§ STATED TASK
Retype each line exactly. Skip images.

■ ■ ■

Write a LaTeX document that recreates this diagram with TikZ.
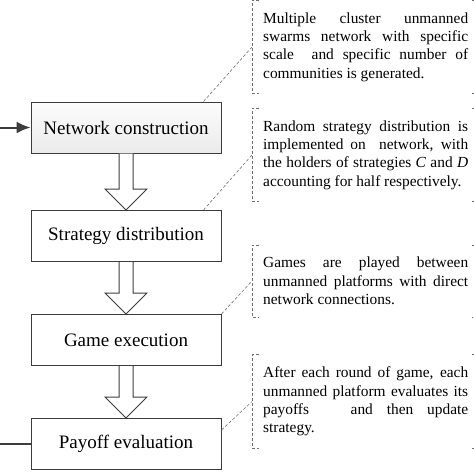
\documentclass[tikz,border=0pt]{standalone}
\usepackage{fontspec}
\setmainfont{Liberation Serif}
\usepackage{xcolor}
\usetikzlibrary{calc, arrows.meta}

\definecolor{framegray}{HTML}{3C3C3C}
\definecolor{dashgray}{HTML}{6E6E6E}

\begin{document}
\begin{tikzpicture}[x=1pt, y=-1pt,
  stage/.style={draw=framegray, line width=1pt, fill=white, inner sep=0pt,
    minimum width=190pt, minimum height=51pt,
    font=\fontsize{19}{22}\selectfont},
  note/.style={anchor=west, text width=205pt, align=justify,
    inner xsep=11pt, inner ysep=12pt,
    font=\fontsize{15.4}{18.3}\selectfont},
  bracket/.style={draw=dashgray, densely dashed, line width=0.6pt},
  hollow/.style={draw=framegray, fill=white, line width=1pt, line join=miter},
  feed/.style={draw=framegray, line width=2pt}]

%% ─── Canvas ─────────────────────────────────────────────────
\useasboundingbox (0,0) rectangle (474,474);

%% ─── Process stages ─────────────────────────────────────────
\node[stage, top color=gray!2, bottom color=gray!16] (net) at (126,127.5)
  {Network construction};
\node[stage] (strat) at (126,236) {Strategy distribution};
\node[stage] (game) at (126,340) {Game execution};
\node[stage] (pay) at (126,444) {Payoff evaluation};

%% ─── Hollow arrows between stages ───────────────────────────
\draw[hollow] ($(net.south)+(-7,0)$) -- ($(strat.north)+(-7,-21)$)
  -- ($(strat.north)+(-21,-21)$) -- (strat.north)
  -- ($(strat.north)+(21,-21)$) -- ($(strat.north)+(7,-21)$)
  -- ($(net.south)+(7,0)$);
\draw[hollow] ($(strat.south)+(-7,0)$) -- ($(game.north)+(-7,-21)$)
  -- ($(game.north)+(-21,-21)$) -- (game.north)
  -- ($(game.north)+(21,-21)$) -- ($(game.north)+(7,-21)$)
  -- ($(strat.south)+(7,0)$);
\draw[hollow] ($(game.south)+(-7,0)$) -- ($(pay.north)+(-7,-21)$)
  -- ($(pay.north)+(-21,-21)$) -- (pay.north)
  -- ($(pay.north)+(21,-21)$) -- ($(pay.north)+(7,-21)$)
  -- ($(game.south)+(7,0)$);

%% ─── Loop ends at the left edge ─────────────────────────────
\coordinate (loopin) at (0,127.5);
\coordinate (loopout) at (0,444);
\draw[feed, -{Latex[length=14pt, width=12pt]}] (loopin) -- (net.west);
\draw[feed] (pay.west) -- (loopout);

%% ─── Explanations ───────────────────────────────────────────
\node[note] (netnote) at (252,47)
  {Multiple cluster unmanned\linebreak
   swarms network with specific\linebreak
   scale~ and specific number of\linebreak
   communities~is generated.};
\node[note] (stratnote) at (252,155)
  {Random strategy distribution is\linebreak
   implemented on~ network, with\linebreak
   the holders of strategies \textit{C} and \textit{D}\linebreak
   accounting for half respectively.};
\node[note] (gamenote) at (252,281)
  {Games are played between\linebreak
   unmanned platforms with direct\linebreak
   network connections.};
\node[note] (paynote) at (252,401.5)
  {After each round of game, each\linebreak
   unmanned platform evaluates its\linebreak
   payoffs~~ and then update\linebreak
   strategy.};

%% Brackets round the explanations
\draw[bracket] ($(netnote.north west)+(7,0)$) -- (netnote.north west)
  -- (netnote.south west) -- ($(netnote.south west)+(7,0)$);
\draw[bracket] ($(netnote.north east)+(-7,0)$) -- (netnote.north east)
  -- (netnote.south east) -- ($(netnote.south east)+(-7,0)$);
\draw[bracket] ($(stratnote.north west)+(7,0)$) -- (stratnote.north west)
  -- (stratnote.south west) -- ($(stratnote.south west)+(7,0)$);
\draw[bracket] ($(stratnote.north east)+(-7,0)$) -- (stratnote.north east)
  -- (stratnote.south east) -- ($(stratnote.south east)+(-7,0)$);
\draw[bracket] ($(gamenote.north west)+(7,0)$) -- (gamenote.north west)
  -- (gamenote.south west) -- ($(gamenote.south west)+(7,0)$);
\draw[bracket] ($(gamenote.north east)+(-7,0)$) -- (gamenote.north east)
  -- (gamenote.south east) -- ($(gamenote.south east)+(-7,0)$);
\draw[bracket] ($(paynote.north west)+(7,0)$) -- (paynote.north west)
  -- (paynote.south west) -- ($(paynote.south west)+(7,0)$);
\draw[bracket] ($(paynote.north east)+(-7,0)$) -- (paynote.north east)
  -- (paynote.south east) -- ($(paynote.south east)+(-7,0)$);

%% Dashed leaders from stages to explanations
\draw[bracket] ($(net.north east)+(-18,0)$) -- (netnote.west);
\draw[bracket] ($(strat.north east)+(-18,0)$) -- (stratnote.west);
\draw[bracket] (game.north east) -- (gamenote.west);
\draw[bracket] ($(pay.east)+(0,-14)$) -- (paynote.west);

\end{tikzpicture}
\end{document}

■ ■ ■

§ SOLUTION FOR THIS PROBLEM
Write a LaTeX document that recreates this diagram with TikZ.
\documentclass[tikz,border=0pt]{standalone}
\usepackage{fontspec}
\setmainfont{Liberation Serif}
\usepackage{xcolor}
\usetikzlibrary{calc, arrows.meta}

\definecolor{framegray}{HTML}{3C3C3C}
\definecolor{dashgray}{HTML}{6E6E6E}

\begin{document}
\begin{tikzpicture}[x=1pt, y=-1pt,
  stage/.style={draw=framegray, line width=1pt, fill=white, inner sep=0pt,
    minimum width=190pt, minimum height=51pt,
    font=\fontsize{19}{22}\selectfont},
  note/.style={anchor=west, text width=205pt, align=justify,
    inner xsep=11pt, inner ysep=12pt,
    font=\fontsize{15.4}{18.3}\selectfont},
  bracket/.style={draw=dashgray, densely dashed, line width=0.6pt},
  hollow/.style={draw=framegray, fill=white, line width=1pt, line join=miter},
  feed/.style={draw=framegray, line width=2pt}]

%% ─── Canvas ─────────────────────────────────────────────────
\useasboundingbox (0,0) rectangle (474,474);

%% ─── Process stages ─────────────────────────────────────────
\node[stage, top color=gray!2, bottom color=gray!16] (net) at (126,127.5)
  {Network construction};
\node[stage] (strat) at (126,236) {Strategy distribution};
\node[stage] (game) at (126,340) {Game execution};
\node[stage] (pay) at (126,444) {Payoff evaluation};

%% ─── Hollow arrows between stages ───────────────────────────
\draw[hollow] ($(net.south)+(-7,0)$) -- ($(strat.north)+(-7,-21)$)
  -- ($(strat.north)+(-21,-21)$) -- (strat.north)
  -- ($(strat.north)+(21,-21)$) -- ($(strat.north)+(7,-21)$)
  -- ($(net.south)+(7,0)$);
\draw[hollow] ($(strat.south)+(-7,0)$) -- ($(game.north)+(-7,-21)$)
  -- ($(game.north)+(-21,-21)$) -- (game.north)
  -- ($(game.north)+(21,-21)$) -- ($(game.north)+(7,-21)$)
  -- ($(strat.south)+(7,0)$);
\draw[hollow] ($(game.south)+(-7,0)$) -- ($(pay.north)+(-7,-21)$)
  -- ($(pay.north)+(-21,-21)$) -- (pay.north)
  -- ($(pay.north)+(21,-21)$) -- ($(pay.north)+(7,-21)$)
  -- ($(game.south)+(7,0)$);

%% ─── Loop ends at the left edge ─────────────────────────────
\coordinate (loopin) at (0,127.5);
\coordinate (loopout) at (0,444);
\draw[feed, -{Latex[length=14pt, width=12pt]}] (loopin) -- (net.west);
\draw[feed] (pay.west) -- (loopout);

%% ─── Explanations ───────────────────────────────────────────
\node[note] (netnote) at (252,47)
  {Multiple cluster unmanned\linebreak
   swarms network with specific\linebreak
   scale~ and specific number of\linebreak
   communities~is generated.};
\node[note] (stratnote) at (252,155)
  {Random strategy distribution is\linebreak
   implemented on~ network, with\linebreak
   the holders of strategies \textit{C} and \textit{D}\linebreak
   accounting for half respectively.};
\node[note] (gamenote) at (252,281)
  {Games are played between\linebreak
   unmanned platforms with direct\linebreak
   network connections.};
\node[note] (paynote) at (252,401.5)
  {After each round of game, each\linebreak
   unmanned platform evaluates its\linebreak
   payoffs~~ and then update\linebreak
   strategy.};

%% Brackets round the explanations
\draw[bracket] ($(netnote.north west)+(7,0)$) -- (netnote.north west)
  -- (netnote.south west) -- ($(netnote.south west)+(7,0)$);
\draw[bracket] ($(netnote.north east)+(-7,0)$) -- (netnote.north east)
  -- (netnote.south east) -- ($(netnote.south east)+(-7,0)$);
\draw[bracket] ($(stratnote.north west)+(7,0)$) -- (stratnote.north west)
  -- (stratnote.south west) -- ($(stratnote.south west)+(7,0)$);
\draw[bracket] ($(stratnote.north east)+(-7,0)$) -- (stratnote.north east)
  -- (stratnote.south east) -- ($(stratnote.south east)+(-7,0)$);
\draw[bracket] ($(gamenote.north west)+(7,0)$) -- (gamenote.north west)
  -- (gamenote.south west) -- ($(gamenote.south west)+(7,0)$);
\draw[bracket] ($(gamenote.north east)+(-7,0)$) -- (gamenote.north east)
  -- (gamenote.south east) -- ($(gamenote.south east)+(-7,0)$);
\draw[bracket] ($(paynote.north west)+(7,0)$) -- (paynote.north west)
  -- (paynote.south west) -- ($(paynote.south west)+(7,0)$);
\draw[bracket] ($(paynote.north east)+(-7,0)$) -- (paynote.north east)
  -- (paynote.south east) -- ($(paynote.south east)+(-7,0)$);

%% Dashed leaders from stages to explanations
\draw[bracket] ($(net.north east)+(-18,0)$) -- (netnote.west);
\draw[bracket] ($(strat.north east)+(-18,0)$) -- (stratnote.west);
\draw[bracket] (game.north east) -- (gamenote.west);
\draw[bracket] ($(pay.east)+(0,-14)$) -- (paynote.west);

\end{tikzpicture}
\end{document}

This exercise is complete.